WHAT YOU SHOULD DO
Quote every line below exactly as it reads.

Charts and diagrams as code
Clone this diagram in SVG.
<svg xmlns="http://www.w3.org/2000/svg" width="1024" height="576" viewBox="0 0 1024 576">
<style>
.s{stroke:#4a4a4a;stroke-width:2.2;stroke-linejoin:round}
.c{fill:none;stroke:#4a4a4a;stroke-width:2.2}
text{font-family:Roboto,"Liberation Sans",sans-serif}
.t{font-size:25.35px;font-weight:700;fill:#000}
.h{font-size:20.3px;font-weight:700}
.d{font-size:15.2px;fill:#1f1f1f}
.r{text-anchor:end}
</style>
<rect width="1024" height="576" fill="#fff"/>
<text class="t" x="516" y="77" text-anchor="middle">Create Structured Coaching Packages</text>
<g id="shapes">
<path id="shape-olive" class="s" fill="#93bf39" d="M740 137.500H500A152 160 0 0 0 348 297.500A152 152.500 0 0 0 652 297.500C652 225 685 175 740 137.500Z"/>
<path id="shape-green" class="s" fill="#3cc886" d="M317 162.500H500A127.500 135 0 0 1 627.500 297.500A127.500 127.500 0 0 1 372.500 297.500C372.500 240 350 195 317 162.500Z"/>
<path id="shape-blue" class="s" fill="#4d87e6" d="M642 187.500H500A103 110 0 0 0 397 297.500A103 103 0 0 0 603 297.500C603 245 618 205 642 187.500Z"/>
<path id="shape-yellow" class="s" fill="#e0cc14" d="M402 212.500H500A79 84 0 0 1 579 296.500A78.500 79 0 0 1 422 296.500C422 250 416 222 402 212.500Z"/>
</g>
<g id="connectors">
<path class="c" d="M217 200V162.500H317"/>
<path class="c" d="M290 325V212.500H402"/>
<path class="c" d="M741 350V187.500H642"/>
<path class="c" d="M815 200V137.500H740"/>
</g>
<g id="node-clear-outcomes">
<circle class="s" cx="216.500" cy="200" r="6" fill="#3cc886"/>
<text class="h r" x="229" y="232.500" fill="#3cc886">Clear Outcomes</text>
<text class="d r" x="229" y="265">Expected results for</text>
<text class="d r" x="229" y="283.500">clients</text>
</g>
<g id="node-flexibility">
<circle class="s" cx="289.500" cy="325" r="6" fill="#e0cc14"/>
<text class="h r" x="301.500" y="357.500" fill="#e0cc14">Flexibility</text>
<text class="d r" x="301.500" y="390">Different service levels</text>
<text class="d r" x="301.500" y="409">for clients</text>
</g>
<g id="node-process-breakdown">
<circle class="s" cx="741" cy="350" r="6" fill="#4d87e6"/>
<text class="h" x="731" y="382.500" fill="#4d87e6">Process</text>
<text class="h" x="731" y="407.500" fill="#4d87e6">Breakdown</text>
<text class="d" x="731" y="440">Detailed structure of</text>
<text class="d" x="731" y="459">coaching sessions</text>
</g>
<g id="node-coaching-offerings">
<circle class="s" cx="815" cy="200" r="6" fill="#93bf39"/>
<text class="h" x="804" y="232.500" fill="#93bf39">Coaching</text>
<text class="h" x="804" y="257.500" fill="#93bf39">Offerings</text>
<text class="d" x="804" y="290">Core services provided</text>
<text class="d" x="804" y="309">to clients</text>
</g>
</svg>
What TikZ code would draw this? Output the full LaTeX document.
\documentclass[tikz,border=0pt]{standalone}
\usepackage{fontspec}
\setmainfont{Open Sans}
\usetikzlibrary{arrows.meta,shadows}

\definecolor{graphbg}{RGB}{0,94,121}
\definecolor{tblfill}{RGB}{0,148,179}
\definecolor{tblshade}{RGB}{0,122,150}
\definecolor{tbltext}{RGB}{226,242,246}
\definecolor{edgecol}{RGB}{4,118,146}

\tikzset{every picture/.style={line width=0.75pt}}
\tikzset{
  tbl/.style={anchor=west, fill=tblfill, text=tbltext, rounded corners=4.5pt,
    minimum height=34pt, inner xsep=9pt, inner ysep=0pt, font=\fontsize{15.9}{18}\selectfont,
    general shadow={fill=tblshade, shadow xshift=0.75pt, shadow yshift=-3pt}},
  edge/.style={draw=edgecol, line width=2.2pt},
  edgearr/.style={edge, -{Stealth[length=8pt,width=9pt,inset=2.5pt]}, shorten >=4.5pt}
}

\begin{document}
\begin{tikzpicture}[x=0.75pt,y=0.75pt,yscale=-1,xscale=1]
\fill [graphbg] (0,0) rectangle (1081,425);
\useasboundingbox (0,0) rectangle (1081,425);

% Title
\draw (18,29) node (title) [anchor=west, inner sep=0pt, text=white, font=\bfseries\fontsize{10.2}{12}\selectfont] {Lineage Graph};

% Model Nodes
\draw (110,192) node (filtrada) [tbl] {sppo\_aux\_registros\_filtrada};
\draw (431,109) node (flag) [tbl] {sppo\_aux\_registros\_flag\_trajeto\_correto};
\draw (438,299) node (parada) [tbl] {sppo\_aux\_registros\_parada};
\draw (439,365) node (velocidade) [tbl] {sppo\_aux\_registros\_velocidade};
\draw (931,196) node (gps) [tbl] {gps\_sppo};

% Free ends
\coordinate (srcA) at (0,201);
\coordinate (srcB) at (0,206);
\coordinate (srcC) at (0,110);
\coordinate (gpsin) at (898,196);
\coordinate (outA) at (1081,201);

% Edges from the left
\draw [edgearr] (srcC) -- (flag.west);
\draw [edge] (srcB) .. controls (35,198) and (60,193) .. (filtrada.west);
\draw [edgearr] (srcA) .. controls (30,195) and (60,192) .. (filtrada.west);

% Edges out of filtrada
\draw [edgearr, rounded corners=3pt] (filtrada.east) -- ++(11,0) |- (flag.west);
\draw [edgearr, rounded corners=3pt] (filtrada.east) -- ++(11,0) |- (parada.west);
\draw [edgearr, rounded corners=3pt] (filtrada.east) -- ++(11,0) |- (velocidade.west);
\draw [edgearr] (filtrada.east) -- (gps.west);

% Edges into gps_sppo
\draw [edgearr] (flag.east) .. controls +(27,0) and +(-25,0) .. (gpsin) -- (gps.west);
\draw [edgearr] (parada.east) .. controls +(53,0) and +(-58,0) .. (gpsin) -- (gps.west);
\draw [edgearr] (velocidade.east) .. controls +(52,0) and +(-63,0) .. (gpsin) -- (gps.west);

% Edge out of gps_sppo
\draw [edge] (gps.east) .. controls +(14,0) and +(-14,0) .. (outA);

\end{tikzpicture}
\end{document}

ANSWER BELOW
Clone this diagram in SVG.
<svg xmlns="http://www.w3.org/2000/svg" width="1024" height="576" viewBox="0 0 1024 576">
<style>
.s{stroke:#4a4a4a;stroke-width:2.2;stroke-linejoin:round}
.c{fill:none;stroke:#4a4a4a;stroke-width:2.2}
text{font-family:Roboto,"Liberation Sans",sans-serif}
.t{font-size:25.35px;font-weight:700;fill:#000}
.h{font-size:20.3px;font-weight:700}
.d{font-size:15.2px;fill:#1f1f1f}
.r{text-anchor:end}
</style>
<rect width="1024" height="576" fill="#fff"/>
<text class="t" x="516" y="77" text-anchor="middle">Create Structured Coaching Packages</text>
<g id="shapes">
<path id="shape-olive" class="s" fill="#93bf39" d="M740 137.500H500A152 160 0 0 0 348 297.500A152 152.500 0 0 0 652 297.500C652 225 685 175 740 137.500Z"/>
<path id="shape-green" class="s" fill="#3cc886" d="M317 162.500H500A127.500 135 0 0 1 627.500 297.500A127.500 127.500 0 0 1 372.500 297.500C372.500 240 350 195 317 162.500Z"/>
<path id="shape-blue" class="s" fill="#4d87e6" d="M642 187.500H500A103 110 0 0 0 397 297.500A103 103 0 0 0 603 297.500C603 245 618 205 642 187.500Z"/>
<path id="shape-yellow" class="s" fill="#e0cc14" d="M402 212.500H500A79 84 0 0 1 579 296.500A78.500 79 0 0 1 422 296.500C422 250 416 222 402 212.500Z"/>
</g>
<g id="connectors">
<path class="c" d="M217 200V162.500H317"/>
<path class="c" d="M290 325V212.500H402"/>
<path class="c" d="M741 350V187.500H642"/>
<path class="c" d="M815 200V137.500H740"/>
</g>
<g id="node-clear-outcomes">
<circle class="s" cx="216.500" cy="200" r="6" fill="#3cc886"/>
<text class="h r" x="229" y="232.500" fill="#3cc886">Clear Outcomes</text>
<text class="d r" x="229" y="265">Expected results for</text>
<text class="d r" x="229" y="283.500">clients</text>
</g>
<g id="node-flexibility">
<circle class="s" cx="289.500" cy="325" r="6" fill="#e0cc14"/>
<text class="h r" x="301.500" y="357.500" fill="#e0cc14">Flexibility</text>
<text class="d r" x="301.500" y="390">Different service levels</text>
<text class="d r" x="301.500" y="409">for clients</text>
</g>
<g id="node-process-breakdown">
<circle class="s" cx="741" cy="350" r="6" fill="#4d87e6"/>
<text class="h" x="731" y="382.500" fill="#4d87e6">Process</text>
<text class="h" x="731" y="407.500" fill="#4d87e6">Breakdown</text>
<text class="d" x="731" y="440">Detailed structure of</text>
<text class="d" x="731" y="459">coaching sessions</text>
</g>
<g id="node-coaching-offerings">
<circle class="s" cx="815" cy="200" r="6" fill="#93bf39"/>
<text class="h" x="804" y="232.500" fill="#93bf39">Coaching</text>
<text class="h" x="804" y="257.500" fill="#93bf39">Offerings</text>
<text class="d" x="804" y="290">Core services provided</text>
<text class="d" x="804" y="309">to clients</text>
</g>
</svg>
What TikZ code would draw this? Output the full LaTeX document.
\documentclass[tikz,border=0pt]{standalone}
\usepackage{fontspec}
\setmainfont{Open Sans}
\usetikzlibrary{arrows.meta,shadows}

\definecolor{graphbg}{RGB}{0,94,121}
\definecolor{tblfill}{RGB}{0,148,179}
\definecolor{tblshade}{RGB}{0,122,150}
\definecolor{tbltext}{RGB}{226,242,246}
\definecolor{edgecol}{RGB}{4,118,146}

\tikzset{every picture/.style={line width=0.75pt}}
\tikzset{
  tbl/.style={anchor=west, fill=tblfill, text=tbltext, rounded corners=4.5pt,
    minimum height=34pt, inner xsep=9pt, inner ysep=0pt, font=\fontsize{15.9}{18}\selectfont,
    general shadow={fill=tblshade, shadow xshift=0.75pt, shadow yshift=-3pt}},
  edge/.style={draw=edgecol, line width=2.2pt},
  edgearr/.style={edge, -{Stealth[length=8pt,width=9pt,inset=2.5pt]}, shorten >=4.5pt}
}

\begin{document}
\begin{tikzpicture}[x=0.75pt,y=0.75pt,yscale=-1,xscale=1]
\fill [graphbg] (0,0) rectangle (1081,425);
\useasboundingbox (0,0) rectangle (1081,425);

% Title
\draw (18,29) node (title) [anchor=west, inner sep=0pt, text=white, font=\bfseries\fontsize{10.2}{12}\selectfont] {Lineage Graph};

% Model Nodes
\draw (110,192) node (filtrada) [tbl] {sppo\_aux\_registros\_filtrada};
\draw (431,109) node (flag) [tbl] {sppo\_aux\_registros\_flag\_trajeto\_correto};
\draw (438,299) node (parada) [tbl] {sppo\_aux\_registros\_parada};
\draw (439,365) node (velocidade) [tbl] {sppo\_aux\_registros\_velocidade};
\draw (931,196) node (gps) [tbl] {gps\_sppo};

% Free ends
\coordinate (srcA) at (0,201);
\coordinate (srcB) at (0,206);
\coordinate (srcC) at (0,110);
\coordinate (gpsin) at (898,196);
\coordinate (outA) at (1081,201);

% Edges from the left
\draw [edgearr] (srcC) -- (flag.west);
\draw [edge] (srcB) .. controls (35,198) and (60,193) .. (filtrada.west);
\draw [edgearr] (srcA) .. controls (30,195) and (60,192) .. (filtrada.west);

% Edges out of filtrada
\draw [edgearr, rounded corners=3pt] (filtrada.east) -- ++(11,0) |- (flag.west);
\draw [edgearr, rounded corners=3pt] (filtrada.east) -- ++(11,0) |- (parada.west);
\draw [edgearr, rounded corners=3pt] (filtrada.east) -- ++(11,0) |- (velocidade.west);
\draw [edgearr] (filtrada.east) -- (gps.west);

% Edges into gps_sppo
\draw [edgearr] (flag.east) .. controls +(27,0) and +(-25,0) .. (gpsin) -- (gps.west);
\draw [edgearr] (parada.east) .. controls +(53,0) and +(-58,0) .. (gpsin) -- (gps.west);
\draw [edgearr] (velocidade.east) .. controls +(52,0) and +(-63,0) .. (gpsin) -- (gps.west);

% Edge out of gps_sppo
\draw [edge] (gps.east) .. controls +(14,0) and +(-14,0) .. (outA);

\end{tikzpicture}
\end{document}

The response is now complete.